И моя рука окаменела.
Это невозможно! Совершенно невозможно, логически и с медицинский точки зрения невозможно!
И все же я знала — еще до того, как начала осматривать Тома, знала, что она там окажется.
В укромном, теплом местечке.
Улика, которую можно спрятать, но нельзя уничтожить.
Четко очерченная ангиома в форме капли, будто справа к паху Тома стекала темная слеза. В точности как у Эстебана.
Его родимое пятно.
Отметина, подделать которую невозможно.
Том продолжал лежать — я не предложила ему встать и одеться.
И уже ни в чем не была уверена.
Я могла допустить физическое сходство, могла допустить появление мальчика в таких же шортах на том же пляже — но это пятно? Как поверить, что это дело случая, великой генетической лотереи?
Может, я сошла с ума? А это галлюцинация?
Я продолжала осторожно ощупывать темную отметину. Рядом со мной Амандина нетерпеливо ждала окончания осмотра. Я с трудом удержалась, чтобы не забросать ее вопросами. Кто отец Тома? Откуда у него взялись шорты цвета индиго? Почему она решила поехать в Сен-Жан-де-Люз? Должно же существовать объяснение…
И как только Амандина подалась вперед, явно собираясь заявить, что осмотр закончен, я задала единственный вопрос, какой могла задать, не выдав себя. Чуть ниже приспустив трусы Тома и сдерживая дрожь в пальцах, я спросила:
— Когда у него появилось это родимое пятно?

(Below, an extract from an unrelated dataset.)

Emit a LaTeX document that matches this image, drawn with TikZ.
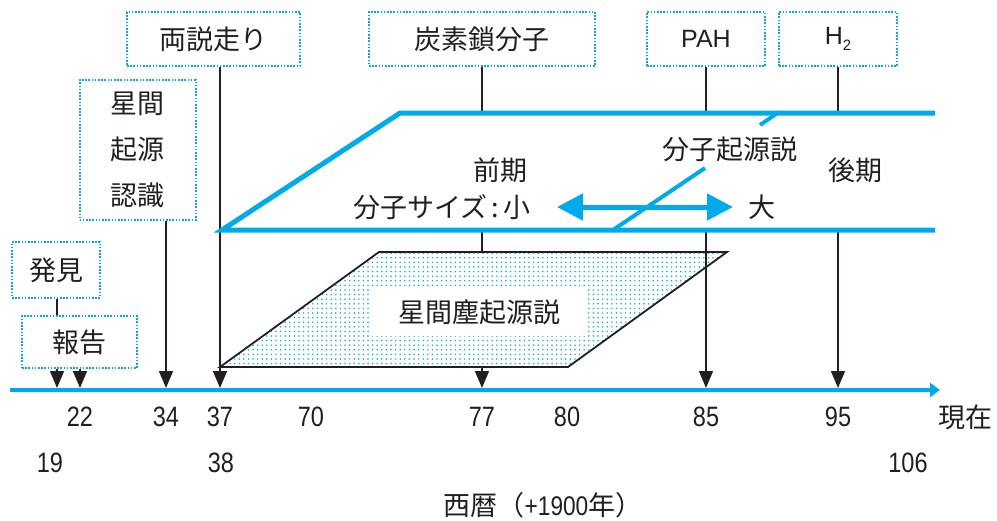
\documentclass[tikz,border=0pt]{standalone}
\usepackage{fontspec}
\setmainfont{Noto Sans CJK JP}
\newfontfamily\latinf{Liberation Sans}
\newfontfamily\numf[FakeStretch=0.84]{Liberation Sans}
\usetikzlibrary{arrows.meta,patterns.meta}
\definecolor{cy}{RGB}{0,170,235}
\definecolor{ink}{RGB}{35,31,32}
\tikzdeclarepattern{name=bdots,type=uncolored,
  bottom left={(-2.3pt,-2.3pt)},top right={(2.3pt,2.3pt)},tile size={(4.6pt,4.6pt)},
  code={\fill (0pt,0pt) circle (0.85pt);}}
\begin{document}
\begin{tikzpicture}[x=1pt,y=-1pt,
  lbl/.style={text=ink,font=\fontsize{27}{30}\selectfont,inner sep=0pt},
  num/.style={text=ink,font=\numf\fontsize{28}{30}\selectfont,inner sep=0pt},
  dbox/.style={draw=cy,line width=2pt,dash pattern=on 1.6pt off 1.6pt,text=ink,
    font=\fontsize{27}{46}\selectfont,inner sep=0pt,align=center},
  conn/.style={draw=ink,line width=1.5pt},
  arr/.style={conn,-{Triangle[length=17pt,width=14pt]}},
  band/.style={draw=cy,line width=5pt},
]
\useasboundingbox (0,0) rectangle (997,520);

% axis coordinates
\coordinate (a19) at (57,388);
\coordinate (a22) at (80,388);
\coordinate (a34) at (166,388);
\coordinate (a37) at (220,388);
\coordinate (a77) at (482,388);
\coordinate (a85) at (706,388);
\coordinate (a95) at (838,388);
\coordinate (axL) at (10,390);
\coordinate (axR) at (940,390);
\coordinate (bt) at (0,113);
\coordinate (bb) at (0,230);
\coordinate (ptop) at (0,252);
\coordinate (pbot) at (0,367);

% boxes
\node[dbox,minimum width=88,minimum height=56] (hakken) at (56,270) {発見};
\node[dbox,minimum width=115,minimum height=52] (houkoku) at (79.5,342) {報告};
\node[dbox,minimum width=116,minimum height=140] (seikan) at (137.5,150) {星間\\起源\\認識};
\node[dbox,minimum width=173,minimum height=54] (ryou) at (213.5,39) {両説走り};
\node[dbox,minimum width=226,minimum height=54] (tanso) at (482,39) {炭素鎖分子};
\node[dbox,minimum width=118,minimum height=54,font=\latinf\fontsize{25}{30}\selectfont] (pah) at (706,39) {PAH};
\node[dbox,minimum width=118,minimum height=54,font=\latinf\fontsize{25}{30}\selectfont] (h2) at (838,39) {H\raisebox{-6pt}{\fontsize{15}{15}\selectfont 2}};

% parallelogram (interstellar dust)
\draw[ink,line width=1.8pt,preaction={fill=white},pattern={bdots},pattern color=cy]
  (220,367) -- (379,252) -- (727,252) -- (568,367) -- cycle;
\node[lbl,fill=white,minimum width=216,minimum height=48] (dust) at (479,312) {星間塵起源説};

% axis
\draw[cy,line width=4pt,-{Triangle[length=10pt,width=14pt]}] (axL) -- (axR);

% connectors
\draw[conn] (hakken.south -| a19) -- (houkoku.north -| a19);
\draw[arr] (houkoku.south -| a19) -- (a19);
\draw[arr] (houkoku.south -| a22) -- (a22);
\draw[arr] (seikan.south -| a34) -- (a34);
\draw[arr] (ryou.south -| a37) -- (a37);
\draw[conn] (tanso.south -| a77) -- (bt -| a77);
\draw[conn] (bb -| a77) -- (ptop -| a77);
\draw[arr] (pbot -| a77) -- (a77);
\draw[conn] (pah.south -| a85) -- (bt -| a85);
\draw[arr] (bb -| a85) -- (a85);
\draw[conn] (h2.south -| a95) -- (bt -| a95);
\draw[arr] (bb -| a95) -- (a95);

% band (molecular origin)
\draw[band] (935,113) -- (400,113) -- (222,230) -- (935,230);
\draw[cy,line width=5pt,{Triangle[length=26pt,width=26pt]}-{Triangle[length=26pt,width=26pt]}] (557,207) -- (733,207);
\draw[cy,line width=4pt] (613,230) -- (705,168);
\draw[cy,line width=4pt] (760,125) -- (779,112);

\node[lbl] (zenki) at (500,170) {前期};
\node[lbl] (size) at (442,207) {分子サイズ\,:\,小};
\node[lbl] (dai) at (762,207) {大};
\node[lbl] (bunshi) at (730,149) {分子起源説};
\node[lbl] (kouki) at (855,170) {後期};

% axis labels
\node[num] (n22) at (80,417) {22};
\node[num] (n34) at (166,417) {34};
\node[num] (n37) at (220,417) {37};
\node[num] (n70) at (311,417) {70};
\node[num] (n77) at (482,417) {77};
\node[num] (n80) at (567,417) {80};
\node[num] (n85) at (706,417) {85};
\node[num] (n95) at (838,417) {95};
\node[lbl] (now) at (965,417) {現在};
\node[num] (n19) at (50,463) {19};
\node[num] (n38) at (221,463) {38};
\node[num] (n106) at (908,463) {106};
\node[lbl] (seireki) at (543,505) {西暦（{\numf +1900}年）};
\end{tikzpicture}
\end{document}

— А вы как думаете, если это родимое пятно? При рождении, должно быть?
Амандина снова уставилась на меня с недоверием. Преимущество было на ее стороне. Зачем только я ляпнула такую глупость? Мне надо было потянуть время, чтобы внимательно рассмотреть отметину. Надо было придумать еще какой-нибудь вопрос. Я снова потрогала ангиому и сдвинула брови, словно была обеспокоена. Если присмотреться получше, пятно было не совсем таким, как у Эстебана, чуть светлее, чуть меньше, — но я знала, что ангиомы, особенно детские, изменяются, а в восьмидесяти процентах случаев и вовсе со временем исчезают.
Я касалась кончиками пальцев теплой кожи Тома. Мальчик не шевелился. Такой же послушный и серьезный, как Эстебан. За всем наблюдает, все анализирует, ни с кем не делясь своими мыслями.